● Problem
Omit pictures and quote the listing below line by line, from its start through the line that holds "import plotly.graph_objects as go".

● Source excerpt
═══

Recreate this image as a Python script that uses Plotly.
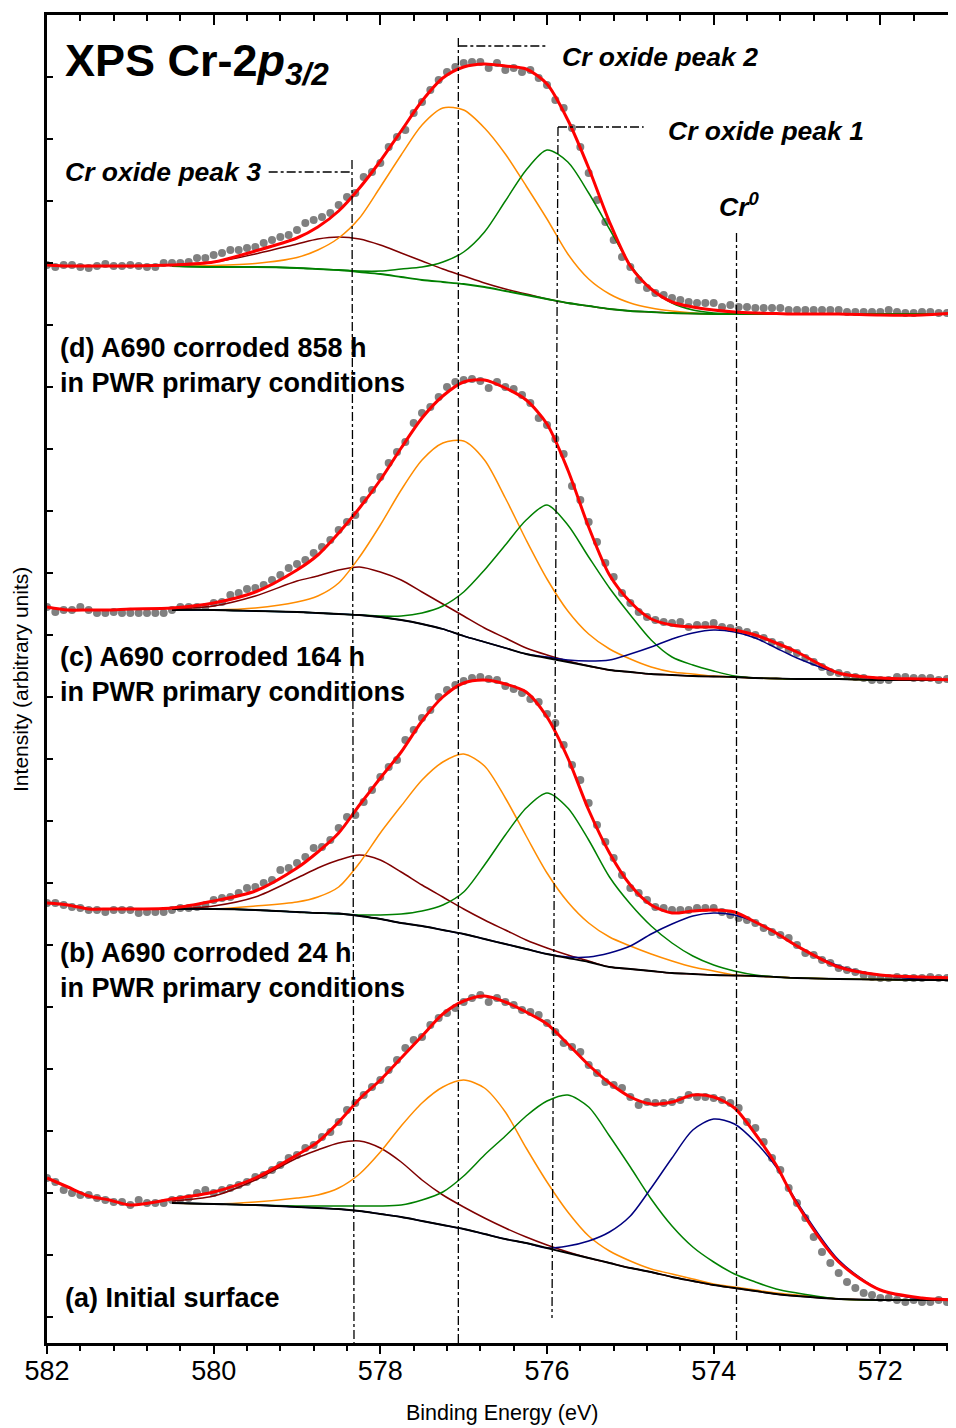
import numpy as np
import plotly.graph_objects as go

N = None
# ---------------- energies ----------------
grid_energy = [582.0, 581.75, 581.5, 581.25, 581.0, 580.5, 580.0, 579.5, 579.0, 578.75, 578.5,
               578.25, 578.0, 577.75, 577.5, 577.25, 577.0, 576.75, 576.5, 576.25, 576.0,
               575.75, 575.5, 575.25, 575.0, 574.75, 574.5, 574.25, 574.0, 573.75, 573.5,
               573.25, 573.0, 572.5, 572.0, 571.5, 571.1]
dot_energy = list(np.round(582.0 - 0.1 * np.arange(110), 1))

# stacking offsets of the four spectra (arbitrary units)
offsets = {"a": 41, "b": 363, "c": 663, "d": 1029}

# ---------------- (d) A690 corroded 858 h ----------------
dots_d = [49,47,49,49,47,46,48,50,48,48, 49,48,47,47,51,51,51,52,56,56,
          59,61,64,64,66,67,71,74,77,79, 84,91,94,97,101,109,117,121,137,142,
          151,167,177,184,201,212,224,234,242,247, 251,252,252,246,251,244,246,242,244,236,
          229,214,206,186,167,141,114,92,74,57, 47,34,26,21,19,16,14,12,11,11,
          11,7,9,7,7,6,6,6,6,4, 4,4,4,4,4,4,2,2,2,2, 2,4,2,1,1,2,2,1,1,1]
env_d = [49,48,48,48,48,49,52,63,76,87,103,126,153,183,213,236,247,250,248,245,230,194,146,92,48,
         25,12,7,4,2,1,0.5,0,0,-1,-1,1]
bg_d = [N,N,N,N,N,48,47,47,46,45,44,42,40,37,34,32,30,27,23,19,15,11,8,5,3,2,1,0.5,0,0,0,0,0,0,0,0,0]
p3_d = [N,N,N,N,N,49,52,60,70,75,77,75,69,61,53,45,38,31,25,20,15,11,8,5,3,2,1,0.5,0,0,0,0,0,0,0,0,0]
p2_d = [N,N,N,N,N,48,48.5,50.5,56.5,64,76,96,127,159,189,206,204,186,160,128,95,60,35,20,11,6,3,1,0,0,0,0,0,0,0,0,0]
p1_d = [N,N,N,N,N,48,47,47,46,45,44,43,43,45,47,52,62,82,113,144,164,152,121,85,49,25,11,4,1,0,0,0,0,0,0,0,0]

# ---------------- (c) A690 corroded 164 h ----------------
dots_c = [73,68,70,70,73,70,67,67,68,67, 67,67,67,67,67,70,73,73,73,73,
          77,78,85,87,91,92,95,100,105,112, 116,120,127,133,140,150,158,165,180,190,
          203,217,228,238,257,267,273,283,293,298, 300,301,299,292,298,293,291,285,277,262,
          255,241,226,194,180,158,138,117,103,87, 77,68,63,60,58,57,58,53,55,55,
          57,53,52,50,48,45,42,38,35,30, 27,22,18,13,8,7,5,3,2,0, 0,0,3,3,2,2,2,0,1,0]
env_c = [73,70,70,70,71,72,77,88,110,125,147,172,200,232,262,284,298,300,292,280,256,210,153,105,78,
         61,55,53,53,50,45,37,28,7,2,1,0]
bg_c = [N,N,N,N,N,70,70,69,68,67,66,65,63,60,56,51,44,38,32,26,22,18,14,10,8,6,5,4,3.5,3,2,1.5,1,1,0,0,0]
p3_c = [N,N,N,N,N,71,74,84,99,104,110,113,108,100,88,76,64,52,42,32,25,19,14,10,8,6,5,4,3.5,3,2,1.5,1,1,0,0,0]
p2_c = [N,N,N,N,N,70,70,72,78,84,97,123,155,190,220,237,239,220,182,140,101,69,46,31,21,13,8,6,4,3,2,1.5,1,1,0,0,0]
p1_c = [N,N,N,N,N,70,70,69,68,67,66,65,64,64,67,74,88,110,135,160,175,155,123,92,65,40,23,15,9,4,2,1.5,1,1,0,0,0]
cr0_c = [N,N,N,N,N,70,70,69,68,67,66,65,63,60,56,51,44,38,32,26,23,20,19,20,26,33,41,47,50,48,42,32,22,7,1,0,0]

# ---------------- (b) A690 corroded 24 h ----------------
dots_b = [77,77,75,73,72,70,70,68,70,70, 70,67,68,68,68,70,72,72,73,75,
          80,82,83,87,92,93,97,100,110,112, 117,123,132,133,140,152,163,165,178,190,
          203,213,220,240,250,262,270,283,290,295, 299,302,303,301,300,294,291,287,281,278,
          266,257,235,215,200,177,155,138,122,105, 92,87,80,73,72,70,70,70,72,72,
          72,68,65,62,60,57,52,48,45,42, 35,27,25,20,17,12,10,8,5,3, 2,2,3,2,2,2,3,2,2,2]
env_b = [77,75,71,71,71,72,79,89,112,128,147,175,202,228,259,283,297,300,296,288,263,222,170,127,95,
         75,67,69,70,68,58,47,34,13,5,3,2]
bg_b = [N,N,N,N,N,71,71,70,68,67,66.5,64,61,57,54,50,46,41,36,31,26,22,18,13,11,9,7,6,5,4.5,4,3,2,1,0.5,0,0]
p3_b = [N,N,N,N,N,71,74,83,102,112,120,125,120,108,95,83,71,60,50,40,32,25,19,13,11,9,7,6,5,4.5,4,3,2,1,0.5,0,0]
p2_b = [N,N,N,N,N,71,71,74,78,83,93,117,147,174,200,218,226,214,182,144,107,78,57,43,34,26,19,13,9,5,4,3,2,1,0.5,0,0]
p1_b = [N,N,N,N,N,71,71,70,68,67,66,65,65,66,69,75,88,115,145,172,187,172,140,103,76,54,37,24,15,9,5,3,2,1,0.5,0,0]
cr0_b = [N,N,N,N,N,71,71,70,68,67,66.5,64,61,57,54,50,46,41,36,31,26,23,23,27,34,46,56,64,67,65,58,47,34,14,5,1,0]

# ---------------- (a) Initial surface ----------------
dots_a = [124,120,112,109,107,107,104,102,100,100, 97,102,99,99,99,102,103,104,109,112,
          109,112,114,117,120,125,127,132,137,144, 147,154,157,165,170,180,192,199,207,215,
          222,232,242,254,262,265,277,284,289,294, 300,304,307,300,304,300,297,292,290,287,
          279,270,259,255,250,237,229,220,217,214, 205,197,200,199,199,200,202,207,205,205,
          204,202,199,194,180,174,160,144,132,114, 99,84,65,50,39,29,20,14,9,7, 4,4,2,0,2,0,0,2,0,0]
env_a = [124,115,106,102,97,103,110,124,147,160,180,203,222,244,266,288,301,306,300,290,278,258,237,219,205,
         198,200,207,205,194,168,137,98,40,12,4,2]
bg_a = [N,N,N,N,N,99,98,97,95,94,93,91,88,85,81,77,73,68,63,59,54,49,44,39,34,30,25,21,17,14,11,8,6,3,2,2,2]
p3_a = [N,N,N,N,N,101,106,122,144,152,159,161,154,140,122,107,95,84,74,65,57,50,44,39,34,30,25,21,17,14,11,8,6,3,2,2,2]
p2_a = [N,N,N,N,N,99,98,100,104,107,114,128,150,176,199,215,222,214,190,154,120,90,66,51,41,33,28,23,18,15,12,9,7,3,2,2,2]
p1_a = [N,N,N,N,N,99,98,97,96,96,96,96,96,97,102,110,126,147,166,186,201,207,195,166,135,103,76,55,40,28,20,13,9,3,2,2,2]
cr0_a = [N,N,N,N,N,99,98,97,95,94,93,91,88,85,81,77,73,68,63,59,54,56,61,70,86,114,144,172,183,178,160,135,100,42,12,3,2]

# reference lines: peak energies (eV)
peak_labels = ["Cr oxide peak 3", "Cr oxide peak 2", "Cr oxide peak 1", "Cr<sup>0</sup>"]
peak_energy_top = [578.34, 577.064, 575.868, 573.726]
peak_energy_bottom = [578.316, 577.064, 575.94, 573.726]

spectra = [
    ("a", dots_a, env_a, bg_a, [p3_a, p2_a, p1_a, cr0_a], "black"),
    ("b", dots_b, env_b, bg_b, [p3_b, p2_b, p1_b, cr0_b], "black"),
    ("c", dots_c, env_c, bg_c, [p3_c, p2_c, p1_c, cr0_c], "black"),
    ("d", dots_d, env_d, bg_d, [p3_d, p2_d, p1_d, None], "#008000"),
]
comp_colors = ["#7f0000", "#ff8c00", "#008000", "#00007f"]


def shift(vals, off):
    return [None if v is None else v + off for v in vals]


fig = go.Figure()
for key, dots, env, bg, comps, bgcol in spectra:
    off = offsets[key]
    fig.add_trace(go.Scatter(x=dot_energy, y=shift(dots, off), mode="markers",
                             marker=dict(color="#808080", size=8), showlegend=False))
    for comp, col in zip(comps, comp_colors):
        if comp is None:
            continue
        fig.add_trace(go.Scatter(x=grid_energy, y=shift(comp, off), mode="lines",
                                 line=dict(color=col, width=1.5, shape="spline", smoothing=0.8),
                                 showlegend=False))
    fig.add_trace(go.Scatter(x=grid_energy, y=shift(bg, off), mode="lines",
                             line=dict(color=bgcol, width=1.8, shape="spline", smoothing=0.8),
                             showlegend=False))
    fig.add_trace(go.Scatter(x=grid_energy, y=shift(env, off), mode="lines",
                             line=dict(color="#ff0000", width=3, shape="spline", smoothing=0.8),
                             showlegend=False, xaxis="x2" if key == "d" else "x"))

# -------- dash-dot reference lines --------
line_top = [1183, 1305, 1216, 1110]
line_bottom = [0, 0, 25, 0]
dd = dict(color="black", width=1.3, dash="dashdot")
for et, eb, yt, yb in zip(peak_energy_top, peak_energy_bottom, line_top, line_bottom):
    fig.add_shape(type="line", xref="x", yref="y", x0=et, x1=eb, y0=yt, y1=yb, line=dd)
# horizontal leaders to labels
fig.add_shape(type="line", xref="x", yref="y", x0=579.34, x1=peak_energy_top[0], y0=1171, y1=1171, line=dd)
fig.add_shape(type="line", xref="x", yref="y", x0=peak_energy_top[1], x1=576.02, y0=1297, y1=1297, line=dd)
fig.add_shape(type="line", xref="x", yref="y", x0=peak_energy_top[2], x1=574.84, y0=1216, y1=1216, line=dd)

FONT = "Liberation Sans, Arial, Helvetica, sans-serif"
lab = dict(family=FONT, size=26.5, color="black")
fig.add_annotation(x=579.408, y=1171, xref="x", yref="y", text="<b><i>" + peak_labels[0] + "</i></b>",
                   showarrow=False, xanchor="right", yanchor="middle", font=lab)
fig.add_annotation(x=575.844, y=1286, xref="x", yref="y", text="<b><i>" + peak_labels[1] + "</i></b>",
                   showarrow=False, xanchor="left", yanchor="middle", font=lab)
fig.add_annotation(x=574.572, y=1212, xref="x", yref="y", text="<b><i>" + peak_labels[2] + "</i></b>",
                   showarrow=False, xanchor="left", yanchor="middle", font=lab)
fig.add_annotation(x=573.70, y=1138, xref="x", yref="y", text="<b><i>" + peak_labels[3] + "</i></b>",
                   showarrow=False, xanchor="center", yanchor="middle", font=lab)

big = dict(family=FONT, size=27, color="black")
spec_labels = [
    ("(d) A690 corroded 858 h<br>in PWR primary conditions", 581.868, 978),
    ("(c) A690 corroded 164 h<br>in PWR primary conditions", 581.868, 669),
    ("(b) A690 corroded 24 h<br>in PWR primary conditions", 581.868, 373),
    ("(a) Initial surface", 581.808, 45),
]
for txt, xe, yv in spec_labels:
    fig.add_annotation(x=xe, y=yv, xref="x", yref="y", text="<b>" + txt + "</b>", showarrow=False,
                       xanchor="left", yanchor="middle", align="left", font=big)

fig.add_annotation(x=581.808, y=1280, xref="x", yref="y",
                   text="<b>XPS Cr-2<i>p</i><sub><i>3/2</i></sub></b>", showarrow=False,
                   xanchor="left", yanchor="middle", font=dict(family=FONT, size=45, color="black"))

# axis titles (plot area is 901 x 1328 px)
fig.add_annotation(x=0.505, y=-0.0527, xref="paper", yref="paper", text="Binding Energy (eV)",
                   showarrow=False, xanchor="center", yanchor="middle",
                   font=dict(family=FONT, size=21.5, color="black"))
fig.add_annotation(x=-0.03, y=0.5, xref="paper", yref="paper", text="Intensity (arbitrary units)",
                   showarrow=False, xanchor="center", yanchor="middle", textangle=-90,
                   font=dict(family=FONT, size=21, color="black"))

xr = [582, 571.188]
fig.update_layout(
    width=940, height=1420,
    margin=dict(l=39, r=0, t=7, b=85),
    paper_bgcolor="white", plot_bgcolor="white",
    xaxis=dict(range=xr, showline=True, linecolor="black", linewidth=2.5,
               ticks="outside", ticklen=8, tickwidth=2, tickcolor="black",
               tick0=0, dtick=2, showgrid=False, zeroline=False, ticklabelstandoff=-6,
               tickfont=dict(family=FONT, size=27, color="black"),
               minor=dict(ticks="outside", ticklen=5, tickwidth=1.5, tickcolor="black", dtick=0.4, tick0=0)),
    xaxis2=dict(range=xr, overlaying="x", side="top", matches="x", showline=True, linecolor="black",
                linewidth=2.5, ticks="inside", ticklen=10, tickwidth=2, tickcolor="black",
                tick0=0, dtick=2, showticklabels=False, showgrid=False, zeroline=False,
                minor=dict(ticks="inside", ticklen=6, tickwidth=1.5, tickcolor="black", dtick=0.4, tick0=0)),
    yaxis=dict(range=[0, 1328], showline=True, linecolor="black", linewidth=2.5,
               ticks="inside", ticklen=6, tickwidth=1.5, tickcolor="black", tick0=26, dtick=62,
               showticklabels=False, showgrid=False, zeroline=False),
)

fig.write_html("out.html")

═══

● The output
Recreate this image as a Python script that uses Plotly.
import numpy as np
import plotly.graph_objects as go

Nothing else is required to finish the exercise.